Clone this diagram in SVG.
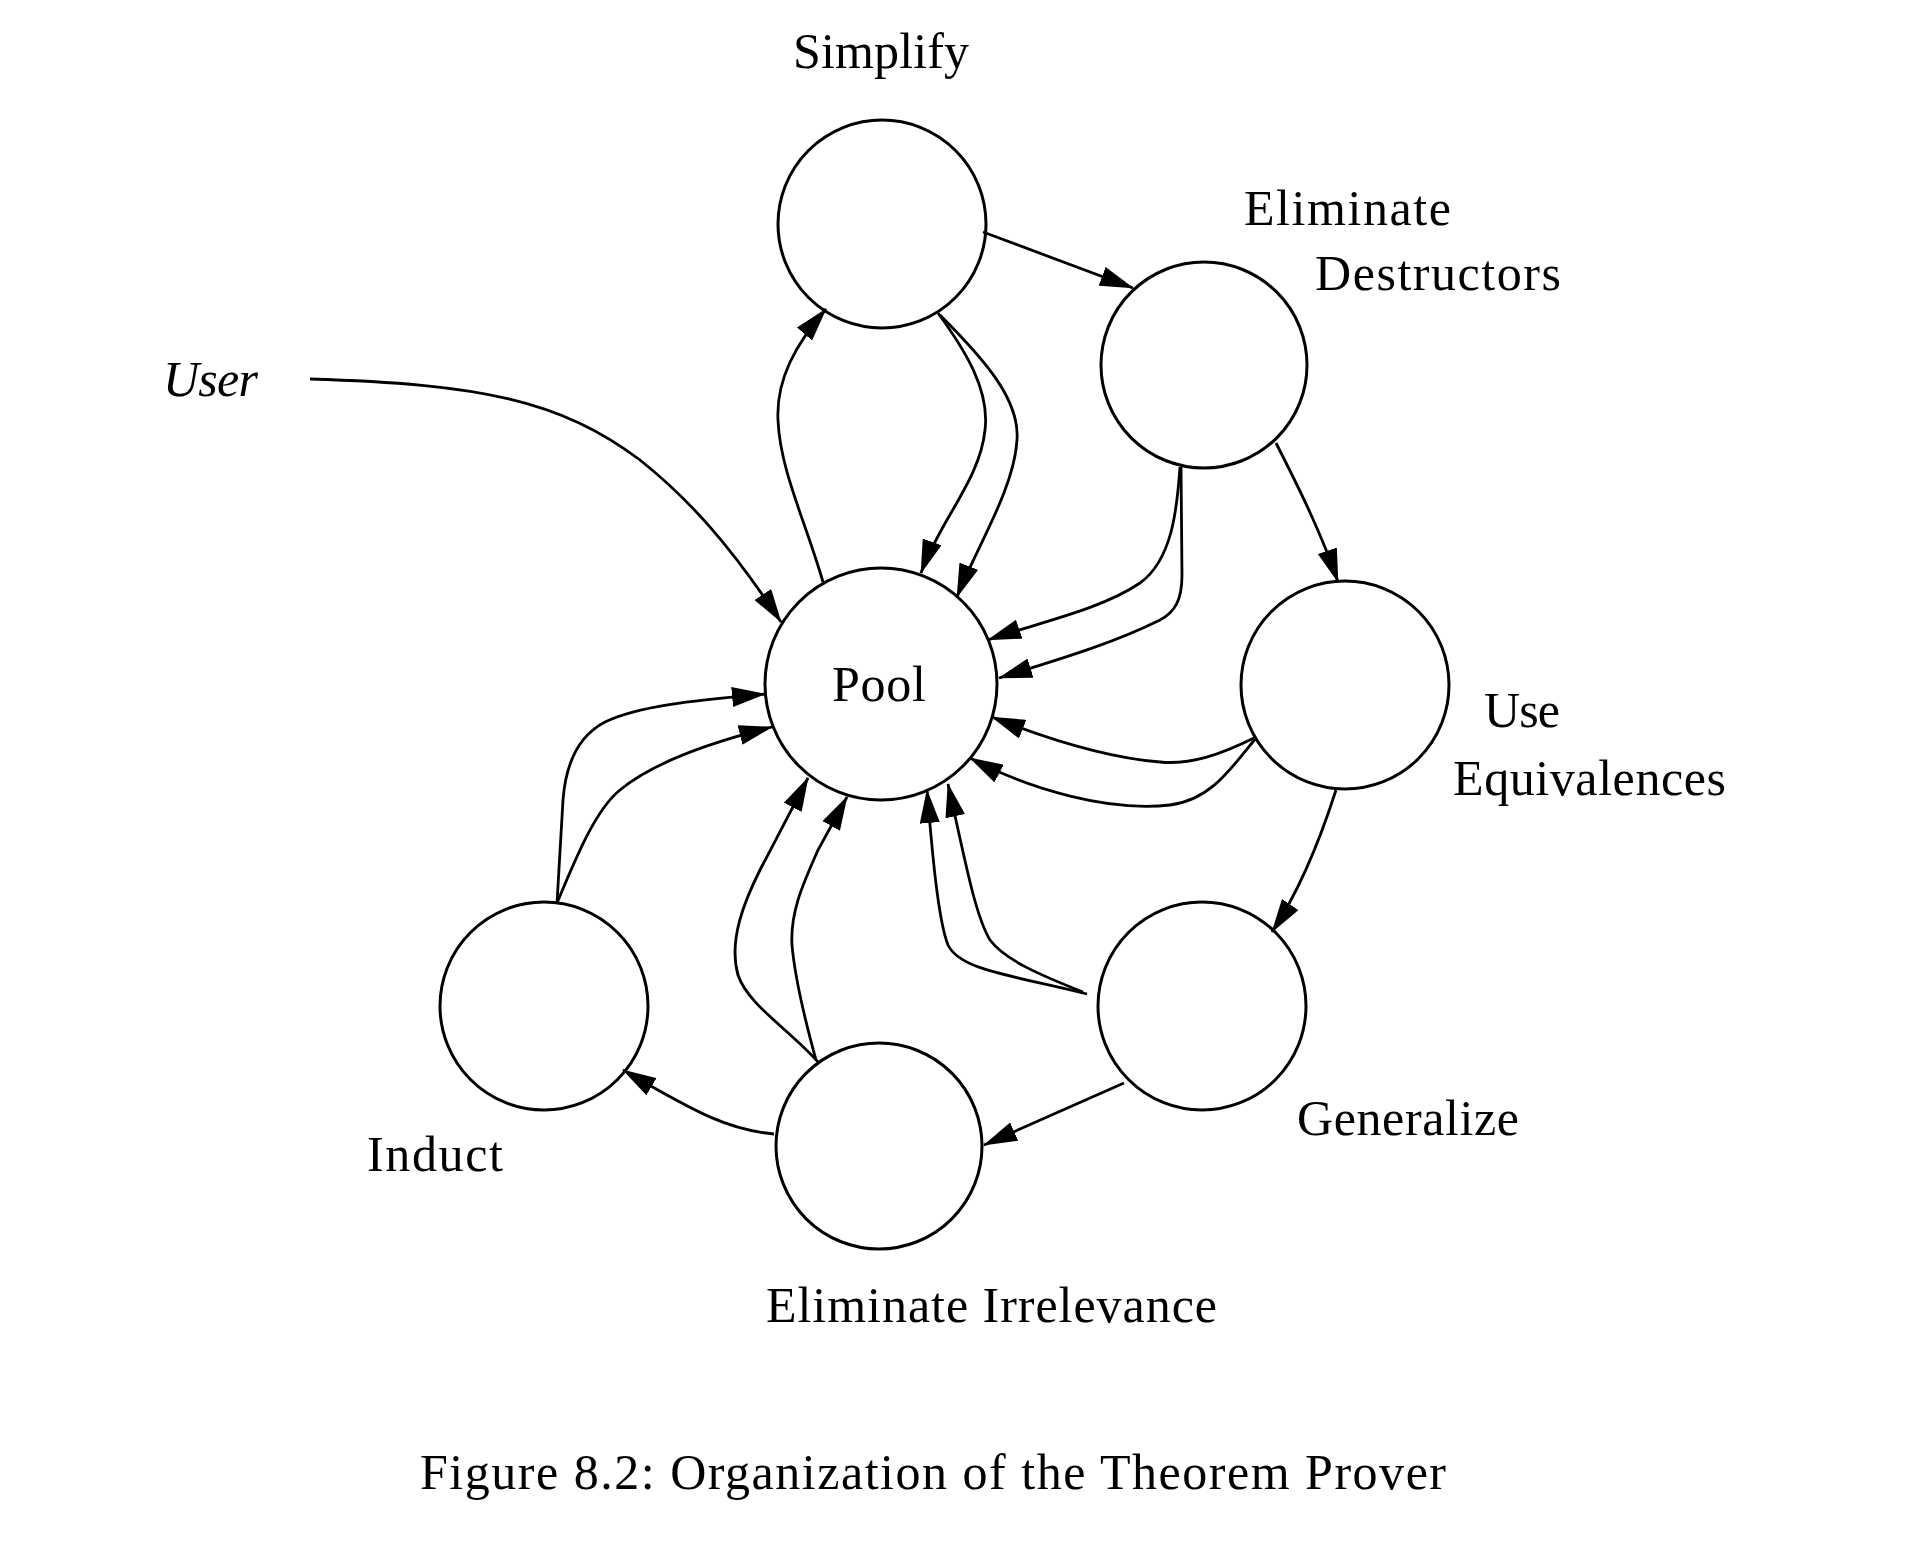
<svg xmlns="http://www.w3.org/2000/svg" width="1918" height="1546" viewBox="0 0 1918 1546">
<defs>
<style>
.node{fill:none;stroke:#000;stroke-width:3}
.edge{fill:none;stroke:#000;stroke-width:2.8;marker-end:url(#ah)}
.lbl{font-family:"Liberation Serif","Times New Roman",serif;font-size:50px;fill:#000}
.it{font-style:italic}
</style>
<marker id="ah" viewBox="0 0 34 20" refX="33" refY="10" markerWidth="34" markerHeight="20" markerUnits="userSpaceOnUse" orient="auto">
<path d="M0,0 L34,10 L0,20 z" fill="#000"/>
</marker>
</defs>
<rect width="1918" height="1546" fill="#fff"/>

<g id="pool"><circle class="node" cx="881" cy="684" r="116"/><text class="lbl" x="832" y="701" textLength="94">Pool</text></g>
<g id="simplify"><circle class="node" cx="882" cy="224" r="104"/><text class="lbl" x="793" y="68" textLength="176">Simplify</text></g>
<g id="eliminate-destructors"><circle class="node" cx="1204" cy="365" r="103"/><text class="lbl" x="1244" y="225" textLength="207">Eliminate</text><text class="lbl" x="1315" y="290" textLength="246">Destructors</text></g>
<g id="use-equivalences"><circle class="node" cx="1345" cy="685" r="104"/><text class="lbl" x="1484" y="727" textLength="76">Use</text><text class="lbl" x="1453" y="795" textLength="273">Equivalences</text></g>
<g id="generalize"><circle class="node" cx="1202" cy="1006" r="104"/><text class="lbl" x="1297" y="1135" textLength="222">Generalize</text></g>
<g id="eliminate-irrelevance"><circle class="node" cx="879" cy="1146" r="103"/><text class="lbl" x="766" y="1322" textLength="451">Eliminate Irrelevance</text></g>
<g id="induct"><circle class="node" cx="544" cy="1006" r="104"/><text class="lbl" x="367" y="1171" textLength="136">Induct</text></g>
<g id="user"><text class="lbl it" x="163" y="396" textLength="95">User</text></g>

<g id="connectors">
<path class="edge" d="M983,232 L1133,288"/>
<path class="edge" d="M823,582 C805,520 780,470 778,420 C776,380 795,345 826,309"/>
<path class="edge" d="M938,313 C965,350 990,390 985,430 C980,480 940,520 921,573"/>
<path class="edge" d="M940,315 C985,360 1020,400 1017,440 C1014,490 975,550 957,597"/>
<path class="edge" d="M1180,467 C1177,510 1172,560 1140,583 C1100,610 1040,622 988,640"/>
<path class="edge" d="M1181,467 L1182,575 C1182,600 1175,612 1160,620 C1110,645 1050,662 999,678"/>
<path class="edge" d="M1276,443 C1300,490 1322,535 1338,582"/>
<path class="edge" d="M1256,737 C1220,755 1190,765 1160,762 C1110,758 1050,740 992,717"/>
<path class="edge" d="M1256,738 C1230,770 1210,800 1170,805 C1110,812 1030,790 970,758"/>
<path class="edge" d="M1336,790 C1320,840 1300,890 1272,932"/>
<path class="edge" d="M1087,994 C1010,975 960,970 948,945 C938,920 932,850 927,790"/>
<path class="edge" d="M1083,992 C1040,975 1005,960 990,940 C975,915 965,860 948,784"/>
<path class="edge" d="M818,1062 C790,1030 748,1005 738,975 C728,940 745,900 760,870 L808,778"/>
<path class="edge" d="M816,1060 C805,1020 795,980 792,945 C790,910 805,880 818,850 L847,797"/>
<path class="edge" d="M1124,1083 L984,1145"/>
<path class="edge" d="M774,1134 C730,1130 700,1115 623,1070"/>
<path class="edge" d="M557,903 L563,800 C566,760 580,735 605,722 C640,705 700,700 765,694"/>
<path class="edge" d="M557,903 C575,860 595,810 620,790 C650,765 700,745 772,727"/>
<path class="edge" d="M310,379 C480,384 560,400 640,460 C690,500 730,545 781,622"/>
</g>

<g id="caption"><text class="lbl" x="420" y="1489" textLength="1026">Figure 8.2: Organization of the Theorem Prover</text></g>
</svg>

——————————

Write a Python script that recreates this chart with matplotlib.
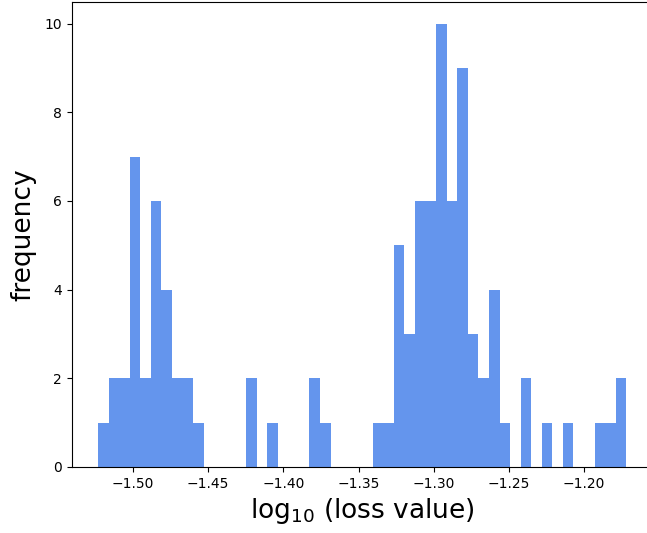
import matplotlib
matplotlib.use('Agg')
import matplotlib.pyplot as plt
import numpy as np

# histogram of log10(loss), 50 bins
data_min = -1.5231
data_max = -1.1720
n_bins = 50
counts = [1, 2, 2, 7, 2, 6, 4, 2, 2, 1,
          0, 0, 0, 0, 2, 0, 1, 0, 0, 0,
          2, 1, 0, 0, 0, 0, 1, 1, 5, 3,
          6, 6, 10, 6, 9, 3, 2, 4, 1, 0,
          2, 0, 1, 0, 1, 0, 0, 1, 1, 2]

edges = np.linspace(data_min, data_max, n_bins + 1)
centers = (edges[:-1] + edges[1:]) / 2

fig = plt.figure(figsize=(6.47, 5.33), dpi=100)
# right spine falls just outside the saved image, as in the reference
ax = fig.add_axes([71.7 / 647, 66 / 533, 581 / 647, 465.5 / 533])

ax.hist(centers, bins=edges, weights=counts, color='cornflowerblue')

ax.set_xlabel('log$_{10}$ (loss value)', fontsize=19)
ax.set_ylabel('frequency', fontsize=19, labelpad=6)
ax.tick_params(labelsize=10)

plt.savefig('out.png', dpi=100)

——————————

Exercise aim
Looking at the material above, count the lines that hold "this" and give the total alone.

Task solution
2